The Redgrave family had also known Sir David Wilkie, whose picture “Rent Day” created such a sensation. By a veritable tour de force the painter contrived in this work to represent a man coughing. The figure in question is in the very centre of this picture. As a rule, attempts to depict people coughing, yawning, or the like, are far from successful.

There was, for instance, a picture I remember which was called “A Pinch of Snuff,” in which the artist had made an effort to represent a sneeze, and the result was not very satisfactory. Morland, however, in his “Connoisseur and Tired Boy,” has shown the latter gaping in a very realistic manner.

“The Long Sermon” (a picture by Hunt) also contained a study of gaping—a young man being depicted as being quite unable to repress this somewhat curious natural effect of being bored.

William Hunt, who died in 1864, was a fine painter of still life, and a sturdy and genial humorist in art as well as one of the greatest (if not the greatest) English flower painters in water-colours who ever lived. A loving painter of rustic life, he cared little for professional models, preferring to paint the real villagers whom he knew and understood. “The Blessing,” a countryman returning thanks for his humble meal, is probably Hunt’s masterpiece. Of this Ruskin said, “It is more than a sermon; it is a poem.”

Hunt being a cripple, he was, as his family said, “good for nothing,” so they made him an artist.
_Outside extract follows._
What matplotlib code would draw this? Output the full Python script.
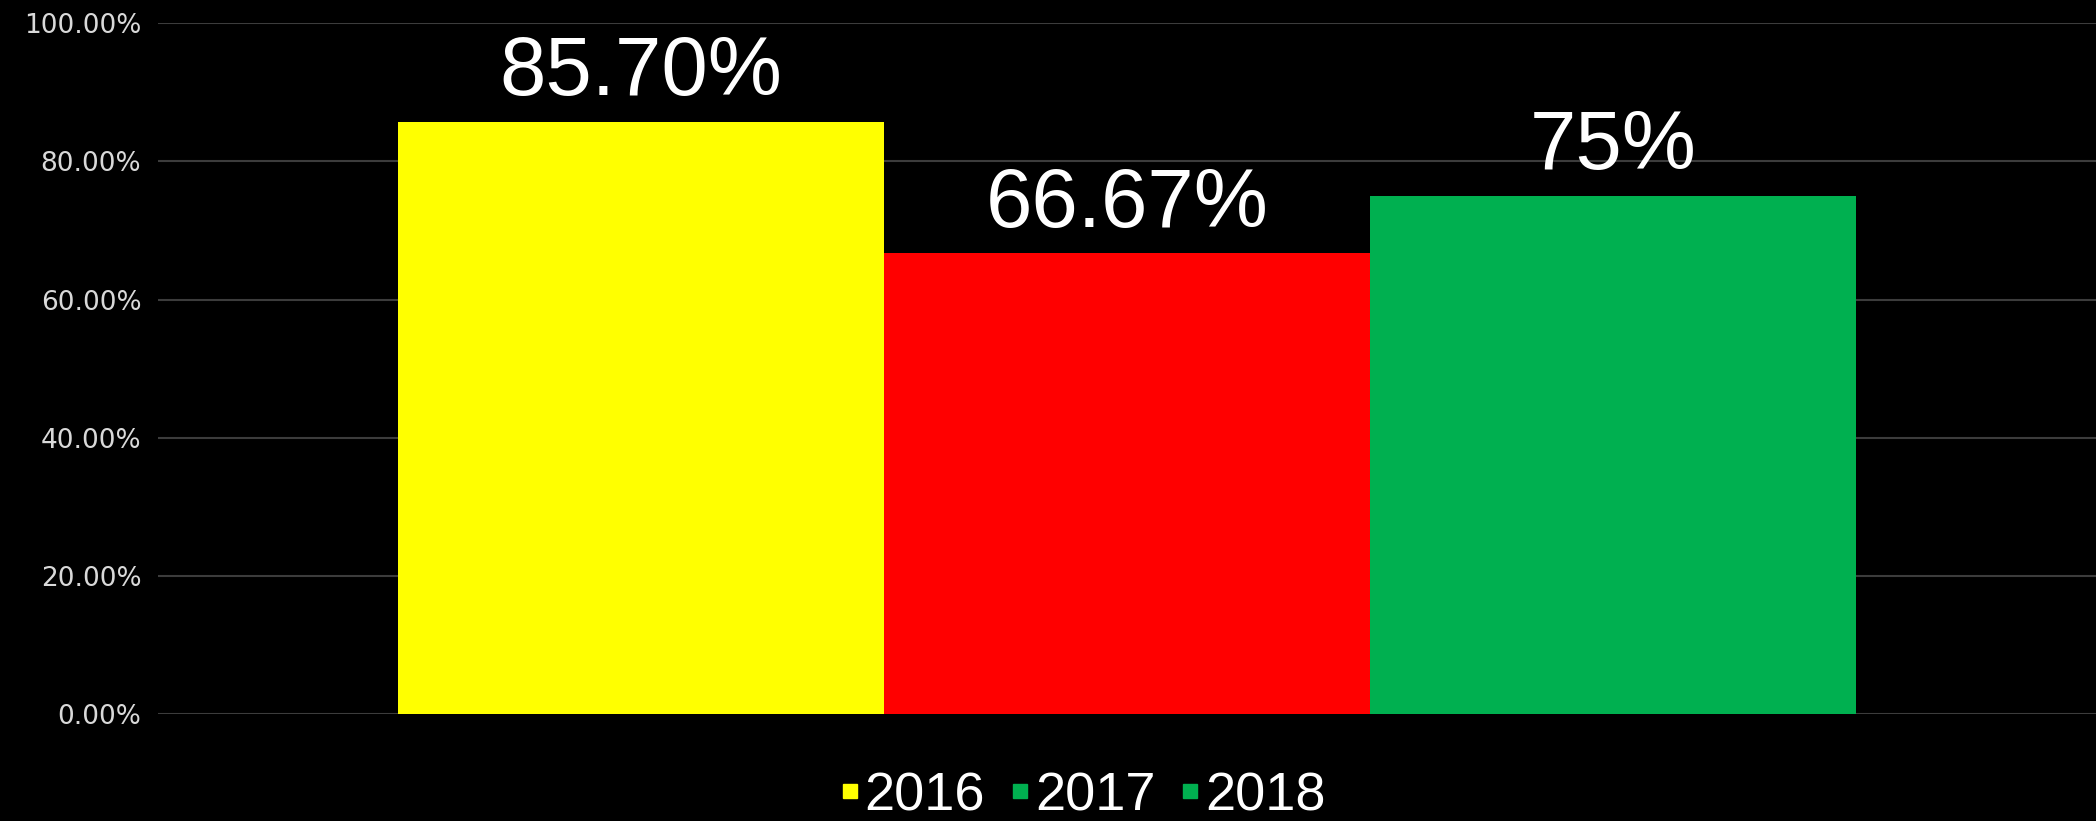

In early life he assisted in the redecoration of the rebuilt Drury Lane Theatre, and painted part of a drop-scene. Curiously enough, a great many artists who have achieved success originally began their careers as scene-painters. Amongst them may be mentioned De Loutherbourg, the contemporary of Rowlandson, who was a scene-painter at Drury Lane Theatre; Stanfield and Roberts, as well as David Cox, who, in the early part of the nineteenth century, was assistant painter at the Birmingham Theatre. The late Mr. Thomas Sidney Cooper also, I believe, once did a little in this line. George Chambers, marine painter to William IV., was scene-painter at the Pavilion Theatre.

Amongst architects, Inigo Jones must not be forgotten as having practically been a scene-painter, for his genius largely contributed to the success of the masques which were so popular in his day.

A relative of Inigo Jones, who was also his pupil, attained some celebrity as a designer of the scenery and accessories used in these entertainments. This was John Webb, some of whose sketches and designs are still, I believe, in the Duke of Devonshire’s library.